Exercise details: Write out, precisely and in full, each line of the material.

━━━━

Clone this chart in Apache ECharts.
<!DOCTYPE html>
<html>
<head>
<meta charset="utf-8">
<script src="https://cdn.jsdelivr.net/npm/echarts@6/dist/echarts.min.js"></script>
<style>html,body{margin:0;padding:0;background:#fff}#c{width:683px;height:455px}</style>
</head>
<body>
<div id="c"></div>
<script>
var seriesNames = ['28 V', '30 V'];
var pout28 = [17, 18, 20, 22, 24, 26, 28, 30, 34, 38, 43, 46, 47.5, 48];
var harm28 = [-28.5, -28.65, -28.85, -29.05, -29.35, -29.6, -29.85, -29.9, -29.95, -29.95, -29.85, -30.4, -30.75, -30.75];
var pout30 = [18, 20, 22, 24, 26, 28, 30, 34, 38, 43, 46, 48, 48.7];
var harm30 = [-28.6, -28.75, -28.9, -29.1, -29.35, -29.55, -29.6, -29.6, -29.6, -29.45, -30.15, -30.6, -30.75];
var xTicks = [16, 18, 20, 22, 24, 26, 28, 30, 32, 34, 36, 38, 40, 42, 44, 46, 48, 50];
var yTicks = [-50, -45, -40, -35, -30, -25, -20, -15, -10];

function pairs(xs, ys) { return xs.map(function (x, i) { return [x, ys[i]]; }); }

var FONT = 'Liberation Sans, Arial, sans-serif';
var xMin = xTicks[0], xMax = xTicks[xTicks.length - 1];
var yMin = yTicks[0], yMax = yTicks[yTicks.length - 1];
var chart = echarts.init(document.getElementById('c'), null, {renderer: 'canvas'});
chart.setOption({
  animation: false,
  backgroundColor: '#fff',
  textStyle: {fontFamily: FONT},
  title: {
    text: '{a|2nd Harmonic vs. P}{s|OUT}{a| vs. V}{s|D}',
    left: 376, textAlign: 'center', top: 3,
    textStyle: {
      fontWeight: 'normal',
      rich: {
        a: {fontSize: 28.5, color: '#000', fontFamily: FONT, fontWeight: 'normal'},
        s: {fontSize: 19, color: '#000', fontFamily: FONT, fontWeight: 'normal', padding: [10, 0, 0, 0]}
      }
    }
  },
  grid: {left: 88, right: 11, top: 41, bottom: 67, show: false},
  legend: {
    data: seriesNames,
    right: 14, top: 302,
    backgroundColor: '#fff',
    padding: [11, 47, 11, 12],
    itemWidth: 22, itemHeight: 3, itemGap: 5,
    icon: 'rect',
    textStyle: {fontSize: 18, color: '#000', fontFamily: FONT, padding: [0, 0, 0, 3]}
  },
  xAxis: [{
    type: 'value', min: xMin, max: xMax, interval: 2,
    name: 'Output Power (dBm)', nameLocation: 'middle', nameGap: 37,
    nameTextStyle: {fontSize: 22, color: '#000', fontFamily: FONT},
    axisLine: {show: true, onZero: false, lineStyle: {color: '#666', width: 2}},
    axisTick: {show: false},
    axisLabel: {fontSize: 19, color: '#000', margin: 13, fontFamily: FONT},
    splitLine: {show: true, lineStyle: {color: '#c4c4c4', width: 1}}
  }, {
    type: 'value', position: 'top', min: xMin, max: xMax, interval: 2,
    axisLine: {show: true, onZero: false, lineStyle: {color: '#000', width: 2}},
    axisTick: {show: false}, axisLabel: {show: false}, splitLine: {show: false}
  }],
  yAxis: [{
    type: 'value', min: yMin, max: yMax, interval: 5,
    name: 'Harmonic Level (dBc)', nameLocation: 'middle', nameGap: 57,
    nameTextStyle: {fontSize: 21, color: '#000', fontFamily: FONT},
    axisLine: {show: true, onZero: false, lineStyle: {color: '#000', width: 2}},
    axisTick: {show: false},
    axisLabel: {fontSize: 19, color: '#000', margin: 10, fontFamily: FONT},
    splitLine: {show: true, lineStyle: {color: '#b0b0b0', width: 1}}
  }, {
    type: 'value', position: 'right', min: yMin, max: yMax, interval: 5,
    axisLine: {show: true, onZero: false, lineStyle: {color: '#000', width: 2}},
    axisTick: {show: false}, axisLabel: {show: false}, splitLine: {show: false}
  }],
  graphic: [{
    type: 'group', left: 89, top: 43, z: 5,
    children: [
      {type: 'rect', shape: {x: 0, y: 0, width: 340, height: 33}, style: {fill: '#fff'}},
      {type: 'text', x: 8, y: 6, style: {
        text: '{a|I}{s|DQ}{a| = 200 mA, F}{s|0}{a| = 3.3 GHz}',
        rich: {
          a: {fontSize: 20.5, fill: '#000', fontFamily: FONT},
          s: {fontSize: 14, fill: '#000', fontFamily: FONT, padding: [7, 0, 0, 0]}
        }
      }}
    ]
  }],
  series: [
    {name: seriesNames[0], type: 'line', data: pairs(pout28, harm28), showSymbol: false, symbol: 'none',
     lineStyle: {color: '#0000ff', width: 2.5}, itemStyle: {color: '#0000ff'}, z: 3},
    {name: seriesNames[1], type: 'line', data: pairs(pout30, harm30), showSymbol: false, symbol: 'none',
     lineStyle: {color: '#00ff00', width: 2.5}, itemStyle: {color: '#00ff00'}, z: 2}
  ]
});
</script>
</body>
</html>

━━━━

Response to this exercise:
Clone this chart in Apache ECharts.
<!DOCTYPE html>
<html>
<head>
<meta charset="utf-8">
<script src="https://cdn.jsdelivr.net/npm/echarts@6/dist/echarts.min.js"></script>
<style>html,body{margin:0;padding:0;background:#fff}#c{width:683px;height:455px}</style>
</head>
<body>
<div id="c"></div>
<script>
var seriesNames = ['28 V', '30 V'];
var pout28 = [17, 18, 20, 22, 24, 26, 28, 30, 34, 38, 43, 46, 47.5, 48];
var harm28 = [-28.5, -28.65, -28.85, -29.05, -29.35, -29.6, -29.85, -29.9, -29.95, -29.95, -29.85, -30.4, -30.75, -30.75];
var pout30 = [18, 20, 22, 24, 26, 28, 30, 34, 38, 43, 46, 48, 48.7];
var harm30 = [-28.6, -28.75, -28.9, -29.1, -29.35, -29.55, -29.6, -29.6, -29.6, -29.45, -30.15, -30.6, -30.75];
var xTicks = [16, 18, 20, 22, 24, 26, 28, 30, 32, 34, 36, 38, 40, 42, 44, 46, 48, 50];
var yTicks = [-50, -45, -40, -35, -30, -25, -20, -15, -10];

function pairs(xs, ys) { return xs.map(function (x, i) { return [x, ys[i]]; }); }

var FONT = 'Liberation Sans, Arial, sans-serif';
var xMin = xTicks[0], xMax = xTicks[xTicks.length - 1];
var yMin = yTicks[0], yMax = yTicks[yTicks.length - 1];
var chart = echarts.init(document.getElementById('c'), null, {renderer: 'canvas'});
chart.setOption({
  animation: false,
  backgroundColor: '#fff',
  textStyle: {fontFamily: FONT},
  title: {
    text: '{a|2nd Harmonic vs. P}{s|OUT}{a| vs. V}{s|D}',
    left: 376, textAlign: 'center', top: 3,
    textStyle: {
      fontWeight: 'normal',
      rich: {
        a: {fontSize: 28.5, color: '#000', fontFamily: FONT, fontWeight: 'normal'},
        s: {fontSize: 19, color: '#000', fontFamily: FONT, fontWeight: 'normal', padding: [10, 0, 0, 0]}
      }
    }
  },
  grid: {left: 88, right: 11, top: 41, bottom: 67, show: false},
  legend: {
    data: seriesNames,
    right: 14, top: 302,
    backgroundColor: '#fff',
    padding: [11, 47, 11, 12],
    itemWidth: 22, itemHeight: 3, itemGap: 5,
    icon: 'rect',
    textStyle: {fontSize: 18, color: '#000', fontFamily: FONT, padding: [0, 0, 0, 3]}
  },
  xAxis: [{
    type: 'value', min: xMin, max: xMax, interval: 2,
    name: 'Output Power (dBm)', nameLocation: 'middle', nameGap: 37,
    nameTextStyle: {fontSize: 22, color: '#000', fontFamily: FONT},
    axisLine: {show: true, onZero: false, lineStyle: {color: '#666', width: 2}},
    axisTick: {show: false},
    axisLabel: {fontSize: 19, color: '#000', margin: 13, fontFamily: FONT},
    splitLine: {show: true, lineStyle: {color: '#c4c4c4', width: 1}}
  }, {
    type: 'value', position: 'top', min: xMin, max: xMax, interval: 2,
    axisLine: {show: true, onZero: false, lineStyle: {color: '#000', width: 2}},
    axisTick: {show: false}, axisLabel: {show: false}, splitLine: {show: false}
  }],
  yAxis: [{
    type: 'value', min: yMin, max: yMax, interval: 5,
    name: 'Harmonic Level (dBc)', nameLocation: 'middle', nameGap: 57,
    nameTextStyle: {fontSize: 21, color: '#000', fontFamily: FONT},
    axisLine: {show: true, onZero: false, lineStyle: {color: '#000', width: 2}},
    axisTick: {show: false},
    axisLabel: {fontSize: 19, color: '#000', margin: 10, fontFamily: FONT},
    splitLine: {show: true, lineStyle: {color: '#b0b0b0', width: 1}}
  }, {
    type: 'value', position: 'right', min: yMin, max: yMax, interval: 5,
    axisLine: {show: true, onZero: false, lineStyle: {color: '#000', width: 2}},
    axisTick: {show: false}, axisLabel: {show: false}, splitLine: {show: false}
  }],
  graphic: [{
    type: 'group', left: 89, top: 43, z: 5,
    children: [
      {type: 'rect', shape: {x: 0, y: 0, width: 340, height: 33}, style: {fill: '#fff'}},
      {type: 'text', x: 8, y: 6, style: {
        text: '{a|I}{s|DQ}{a| = 200 mA, F}{s|0}{a| = 3.3 GHz}',
        rich: {
          a: {fontSize: 20.5, fill: '#000', fontFamily: FONT},
          s: {fontSize: 14, fill: '#000', fontFamily: FONT, padding: [7, 0, 0, 0]}
        }
      }}
    ]
  }],
  series: [
    {name: seriesNames[0], type: 'line', data: pairs(pout28, harm28), showSymbol: false, symbol: 'none',
     lineStyle: {color: '#0000ff', width: 2.5}, itemStyle: {color: '#0000ff'}, z: 3},
    {name: seriesNames[1], type: 'line', data: pairs(pout30, harm30), showSymbol: false, symbol: 'none',
     lineStyle: {color: '#00ff00', width: 2.5}, itemStyle: {color: '#00ff00'}, z: 2}
  ]
});
</script>
</body>
</html>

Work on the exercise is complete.